Your device is showing T+3 if the clock is right, so if you type in what's shown on your device it won't be accepted.
...
If this doesn't get refined, I'll change the UI to say...

This feels pretty darn rough, and I'd naively expect to have seen similar warnings in the wild when using MFA on other sites if they had a similar issue. On the other hand, I don't think I've regularly used any devices with enough clock skew, or typed slowly enough, to result in a 60s delay when entering MFA responses. So is this presumably just a rough edge in the spec and everyone has this problem, or do other MFA implementations handle this differently? Or have we just kind of painted ourselves into a corner by requiring this "response must match challenge" check for both time-based tokens and push/SMS tokens, when other sites only require an exact challenge/response match in the latter case?

src/applications/auth/factor/PhabricatorTOTPAuthFactor.php
303

Do I remember correctly that you don't believe in using UNIQUE keys at the DB level? Even if you don't, it seems like it might be a better idea to have the challenge-writing INSERT happen inside a transaction that first looks for existing challenges matching the session/factor pair. Throwing at this point seems less helpful from a potential future debugging standpoint.

313–317

Maybe move this logic into getValidResponseTimestep?

319–320

What's the attack where you respond with a response that's valid for the challenge but invalid for the current timestamp? I read the correct response off your phone with my telescope, immediately kill your internet access, and then fix a sandwich before using your now-expired code?

319–320

This part of the TODO is still accurate, right?

327

$valid_timestep_and_response? Or just $valid? I had to go read getValidResponseTimestep before being sure that this wasn't accidentally skipping one of the two checks. Or maybe just rename the method to getTimestepAndResponseValid.

This revision is now accepted and ready to land.Dec 18 2018, 12:11 AM

do other MFA implementations handle this differently?

I'm not exactly sure, but I generally believe almost no one is defusing the general set of attacks on the window between the time the user unlocks their phone and submits the MFA form because the RFC doesn't say you have to, and pretty much all the attacks in this class are roughly nonsense over HTTPS anyway and boil down to social engineering, spyglasses, spilling coffee on people, sending them really cute kittens that they can't possibly ignore via IM at the right time, etc.

src/applications/auth/factor/PhabricatorTOTPAuthFactor.php
303

I like UNIQUE keys (and we use tons of them).
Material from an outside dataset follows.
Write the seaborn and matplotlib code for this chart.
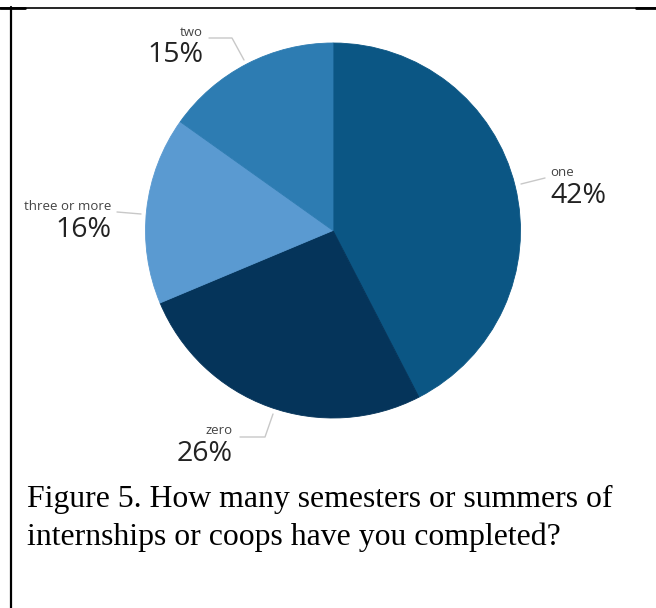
import matplotlib
matplotlib.use("Agg")
import matplotlib.pyplot as plt
import seaborn as sns
from matplotlib.lines import Line2D

# ---- data ----
categories = ["one", "zero", "three or more", "two"]
values = [42, 26, 16, 15]
pct_labels = ["42%", "26%", "16%", "15%"]
caption = ["Figure 5. How many semesters or summers of",
           "internships or coops have you completed?"]

colors = ["#0b5684", "#05345a", "#5a9ad1", "#2d7cb2"]

sns.set_theme(style="white")
plt.rcParams["font.family"] = ["Open Sans", "DejaVu Sans"]

W, H = 656, 608
fig = plt.figure(figsize=(W / 100, H / 100), dpi=100)
fig.patch.set_facecolor("white")


def fx(x):
    return x / W


def fy(y):
    return 1 - y / H


# pie axes: centre (333, 230.5), radius 187.5 px
cx, cy, r = 333, 230.5, 187.5
ax = fig.add_axes([fx(cx - r), fy(cy + r), 2 * r / W, 2 * r / H])
wedges, _ = ax.pie(values, colors=colors, startangle=90, counterclock=False,
                   radius=1.0)
for w, c in zip(wedges, colors):
    w.set_edgecolor(c)
    w.set_linewidth(0.6)
ax.set_xlim(-1, 1)
ax.set_ylim(-1, 1)
ax.set_aspect("equal")
ax.axis("off")

# label layout (pixel positions)
label_layout = {
    "one":           dict(x=550, ys=172, yb=196, ha="left",
                          line=[(521, 184), (545, 178)]),
    "zero":          dict(x=233, ys=430, yb=454, ha="right",
                          line=[(240, 437), (265, 437), (273, 414)]),
    "three or more": dict(x=111, ys=207, yb=230, ha="right",
                          line=[(117, 212), (141, 214)]),
    "two":           dict(x=203, ys=33, yb=55, ha="right",
                          line=[(209, 38), (232, 38), (244, 60)]),
}

for cat, pct in zip(categories, pct_labels):
    lay = label_layout[cat]
    fig.text(fx(lay["x"]), fy(lay["ys"]), cat, ha=lay["ha"], va="center",
             fontsize=9.5, color="#444444")
    fig.text(fx(lay["x"]), fy(lay["yb"]), pct, ha=lay["ha"], va="center",
             fontsize=20.5, color="#222222")
    xs = [fx(p[0]) for p in lay["line"]]
    ys = [fy(p[1]) for p in lay["line"]]
    fig.add_artist(Line2D(xs, ys, color="#c8c8c8", linewidth=1.0))

# caption
fig.text(fx(27), fy(507), caption[0], ha="left", va="baseline",
         fontsize=22.9, family="Liberation Serif", color="black")
fig.text(fx(27), fy(545), caption[1], ha="left", va="baseline",
         fontsize=22.9, family="Liberation Serif", color="black")

# table border lines
fig.add_artist(Line2D([0, 1], [fy(7.5), fy(7.5)], color="black", linewidth=1.2))
fig.add_artist(Line2D([0, fx(25)], [fy(8), fy(8)], color="black", linewidth=2.0))
fig.add_artist(Line2D([fx(636), 1], [fy(8), fy(8)], color="black", linewidth=2.0))
fig.add_artist(Line2D([fx(11), fx(11)], [fy(7), 0], color="black", linewidth=1.6))

fig.savefig("out.png", dpi=100, facecolor="white")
I'm not so hot on FOREIGN keys.

I think we can't put either type of key on the database because SMS/push factors can freely have multiple challenges for the same session/workflow with overlapping validity windows. Only TOTP has this restriction. (A lot of this logic is living in the TOTP factor instead of the base class because it's specific to how TOTP works.)
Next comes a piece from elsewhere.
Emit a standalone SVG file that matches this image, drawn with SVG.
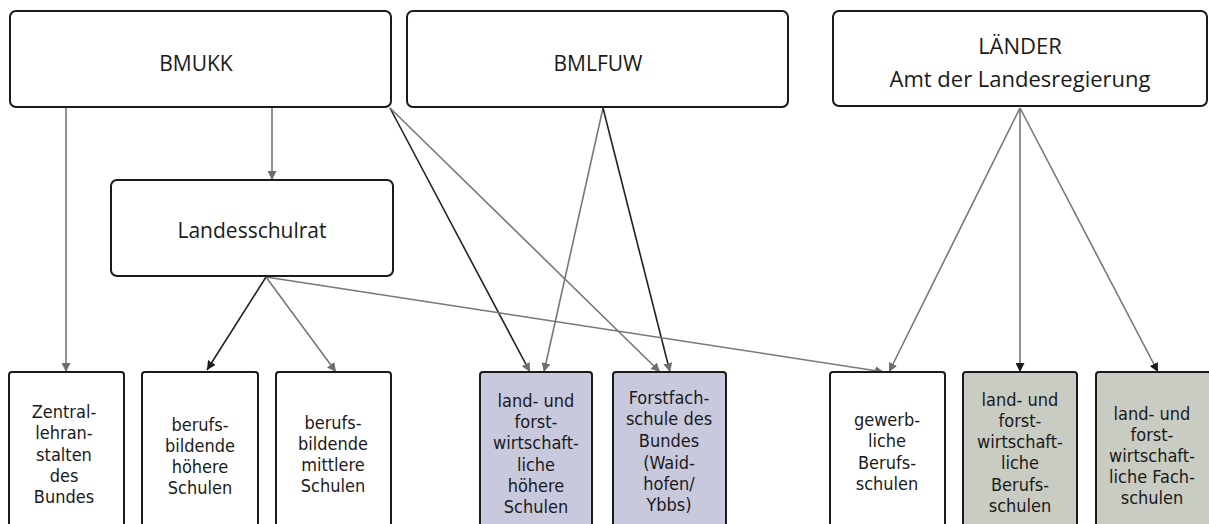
<svg xmlns="http://www.w3.org/2000/svg" width="1209" height="524" viewBox="0 0 1209 524">
<style>
.box{fill:#fff;stroke:#1a1a1a;stroke-width:2}
.lav{fill:#c9c9dd;stroke:#1a1a1a;stroke-width:2}
.grn{fill:#c9ccc3;stroke:#1a1a1a;stroke-width:2}
text{font-family:"DejaVu Sans Condensed","Liberation Sans",sans-serif;font-size:18px;fill:#1a1a1a;text-anchor:middle}
.t{font-family:"Open Sans","Liberation Sans",sans-serif;font-size:21px}
.tl{font-family:"Open Sans","Liberation Sans",sans-serif;font-size:22px}
.c{fill:none;stroke:#777;stroke-width:1.6}
.k{fill:none;stroke:#222;stroke-width:1.6}
</style>
<defs>
<marker id="ag" viewBox="0 0 10 10" refX="10" refY="5" markerWidth="9" markerHeight="9" markerUnits="userSpaceOnUse" orient="auto"><path d="M0,0 L10,5 L0,10 z" fill="#6e6e6e"/></marker>
<marker id="ak" viewBox="0 0 10 10" refX="10" refY="5" markerWidth="9" markerHeight="9" markerUnits="userSpaceOnUse" orient="auto"><path d="M0,0 L10,5 L0,10 z" fill="#1a1a1a"/></marker>
</defs>
<rect width="1209" height="524" fill="#fff"/>
<g id="connectors">
<path class="c" d="M66,107 L66,372" marker-end="url(#ag)"/>
<path class="c" d="M272,107 L272,180" marker-end="url(#ag)"/>
<path class="k" d="M390,108 L530,372" marker-end="url(#ag)"/>
<path class="c" d="M390,108 L660,372" marker-end="url(#ag)"/>
<path class="c" d="M603,108 L544,372" marker-end="url(#ag)"/>
<path class="k" d="M603,108 L670,372" marker-end="url(#ag)"/>
<path class="k" d="M266,277 L207,370" marker-end="url(#ak)"/>
<path class="c" d="M266,277 L336,372" marker-end="url(#ag)"/>
<path class="c" d="M266,277 L884,372" marker-end="url(#ag)"/>
<path class="c" d="M1020,108 L889,372" marker-end="url(#ag)"/>
<path class="c" d="M1020,108 L1020,372" marker-end="url(#ak)"/>
<path class="c" d="M1020,108 L1158,372" marker-end="url(#ak)"/>
</g>
<g id="bmukk"><rect class="box" x="10" y="11" width="381" height="96" rx="6"/><text class="t" x="196" y="71">BMUKK</text></g>
<g id="bmlfuw"><rect class="box" x="407" y="11" width="381" height="96" rx="6"/><text class="t" x="598" y="71">BMLFUW</text></g>
<g id="laender"><rect class="box" x="833" y="11" width="374" height="95" rx="6"/><text class="tl" x="1020" y="54">LÄNDER</text><text class="tl" x="1020" y="87">Amt der Landesregierung</text></g>
<g id="landesschulrat"><rect class="box" x="111" y="180" width="282" height="96" rx="6"/><text class="t" x="252" y="238">Landesschulrat</text></g>
<g id="zentral"><rect class="box" x="9" y="372" width="115" height="160" rx="3"/>
<text x="64" y="418">Zentral-</text><text x="64" y="439">lehran-</text><text x="64" y="461">stalten</text><text x="64" y="482">des</text><text x="64" y="503">Bundes</text></g>
<g id="bhs"><rect class="box" x="142" y="372" width="116" height="160" rx="3"/>
<text x="200" y="431">berufs-</text><text x="200" y="452">bildende</text><text x="200" y="473">höhere</text><text x="200" y="494">Schulen</text></g>
<g id="bms"><rect class="box" x="276" y="372" width="115" height="160" rx="3"/>
<text x="333" y="429">berufs-</text><text x="333" y="450">bildende</text><text x="333" y="471">mittlere</text><text x="333" y="492">Schulen</text></g>
<g id="lfhs"><rect class="lav" x="480" y="372" width="112" height="160" rx="3"/>
<text x="536" y="407">land- und</text><text x="536" y="428">forst-</text><text x="536" y="449">wirtschaft-</text><text x="536" y="471">liche</text><text x="536" y="492">höhere</text><text x="536" y="513">Schulen</text></g>
<g id="forstfach"><rect class="lav" x="613" y="372" width="113" height="160" rx="3"/>
<text x="669" y="404">Forstfach-</text><text x="669" y="425">schule des</text><text x="669" y="447">Bundes</text><text x="669" y="469">(Waid-</text><text x="669" y="490">hofen/</text><text x="669" y="511">Ybbs)</text></g>
<g id="gewerb"><rect class="box" x="830" y="372" width="115" height="160" rx="3"/>
<text x="887" y="426">gewerb-</text><text x="887" y="447">liche</text><text x="887" y="469">Berufs-</text><text x="887" y="490">schulen</text></g>
<g id="lfbs"><rect class="grn" x="963" y="372" width="114" height="160" rx="3"/>
<text x="1020" y="406">land- und</text><text x="1020" y="427">forst-</text><text x="1020" y="448">wirtschaft-</text><text x="1020" y="469">liche</text><text x="1020" y="491">Berufs-</text><text x="1020" y="512">schulen</text></g>
<g id="lffs"><rect class="grn" x="1096" y="372" width="115" height="160" rx="3"/>
<text x="1152" y="420">land- und</text><text x="1152" y="441">forst-</text><text x="1152" y="462">wirtschaft-</text><text x="1152" y="483">liche Fach-</text><text x="1152" y="504">schulen</text></g>
</svg>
We could do transactions here, but then the persistence code would have to live in the factor, and you're only ever racing against yourself in the same session, which seems like a hard race to hit.
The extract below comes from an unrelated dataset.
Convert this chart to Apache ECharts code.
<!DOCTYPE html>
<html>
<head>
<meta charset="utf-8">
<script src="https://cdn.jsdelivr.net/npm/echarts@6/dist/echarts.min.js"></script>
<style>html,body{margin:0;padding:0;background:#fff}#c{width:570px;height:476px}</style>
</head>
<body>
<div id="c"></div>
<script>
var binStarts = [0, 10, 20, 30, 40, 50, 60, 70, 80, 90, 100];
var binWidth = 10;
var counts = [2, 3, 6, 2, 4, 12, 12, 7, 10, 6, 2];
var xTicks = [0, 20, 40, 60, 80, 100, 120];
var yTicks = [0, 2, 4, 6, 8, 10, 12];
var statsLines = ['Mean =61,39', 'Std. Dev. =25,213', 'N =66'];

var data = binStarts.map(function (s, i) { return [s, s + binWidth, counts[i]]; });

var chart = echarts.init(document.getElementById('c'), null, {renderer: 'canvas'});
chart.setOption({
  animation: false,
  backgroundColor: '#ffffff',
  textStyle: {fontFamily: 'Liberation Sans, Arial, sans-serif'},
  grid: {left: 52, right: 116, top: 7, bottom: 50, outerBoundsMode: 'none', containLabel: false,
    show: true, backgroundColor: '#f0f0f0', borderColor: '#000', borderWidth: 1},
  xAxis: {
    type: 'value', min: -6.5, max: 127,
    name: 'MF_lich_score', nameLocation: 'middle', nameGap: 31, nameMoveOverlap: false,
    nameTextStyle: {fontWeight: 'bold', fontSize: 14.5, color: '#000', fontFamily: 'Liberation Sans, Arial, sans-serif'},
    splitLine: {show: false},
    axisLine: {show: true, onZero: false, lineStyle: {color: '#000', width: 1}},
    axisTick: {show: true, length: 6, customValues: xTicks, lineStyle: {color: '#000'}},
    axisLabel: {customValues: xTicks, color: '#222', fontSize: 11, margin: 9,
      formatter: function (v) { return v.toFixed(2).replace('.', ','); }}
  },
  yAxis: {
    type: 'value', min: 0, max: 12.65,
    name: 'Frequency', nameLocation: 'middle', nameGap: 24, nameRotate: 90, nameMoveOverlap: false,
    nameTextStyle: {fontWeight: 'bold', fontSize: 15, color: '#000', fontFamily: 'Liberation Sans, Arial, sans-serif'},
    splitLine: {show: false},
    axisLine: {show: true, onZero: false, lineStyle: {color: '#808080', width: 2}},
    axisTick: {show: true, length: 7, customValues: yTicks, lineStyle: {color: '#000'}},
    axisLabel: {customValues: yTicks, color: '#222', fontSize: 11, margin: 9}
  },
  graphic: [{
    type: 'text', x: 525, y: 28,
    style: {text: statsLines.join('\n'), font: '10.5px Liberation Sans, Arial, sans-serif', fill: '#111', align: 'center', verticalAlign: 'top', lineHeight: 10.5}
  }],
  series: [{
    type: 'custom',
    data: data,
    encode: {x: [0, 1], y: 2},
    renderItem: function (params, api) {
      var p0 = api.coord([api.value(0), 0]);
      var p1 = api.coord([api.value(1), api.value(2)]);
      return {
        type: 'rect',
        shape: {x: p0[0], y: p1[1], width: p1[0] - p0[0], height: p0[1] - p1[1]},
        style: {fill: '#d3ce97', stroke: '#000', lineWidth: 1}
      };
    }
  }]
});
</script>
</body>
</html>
Or we could maybe add an optional unique key that only gave us uniqueness, and not populate it for SMS/push, but populate it for TOTP. I'd sort of like to see a user hit this first, though.

313–317

It can't easily move because we array_intersect_key() the two windows. getValidResponseTimestep() could have a signature like array $list_of_timesteps_and_the_response_must_belong_to_all_of_them but that feels less intuitive?

319–320

Something like that, yeah. You somehow interrupt the user and have a relatively longer time to steal the code (up to twice as much time-ish?). This is most useful if their device is also somehow skewed way backward since it means the oldest code we'd accept becomes unacceptable after 30 seconds instead of after 150 seconds if I did the math right. But, really, all the attacks connected to all of this are pretty hard for me to take very seriously.

319–320

Yes, until the next change (D19894).

327

Maybe getTimestepAtWhichResponseIsValid()?

epriestley updated this revision to Diff 47520.Dec 18 2018, 8:16 PM
  • Hopefully, improve clarity.
This revision was automatically updated to reflect the committed changes.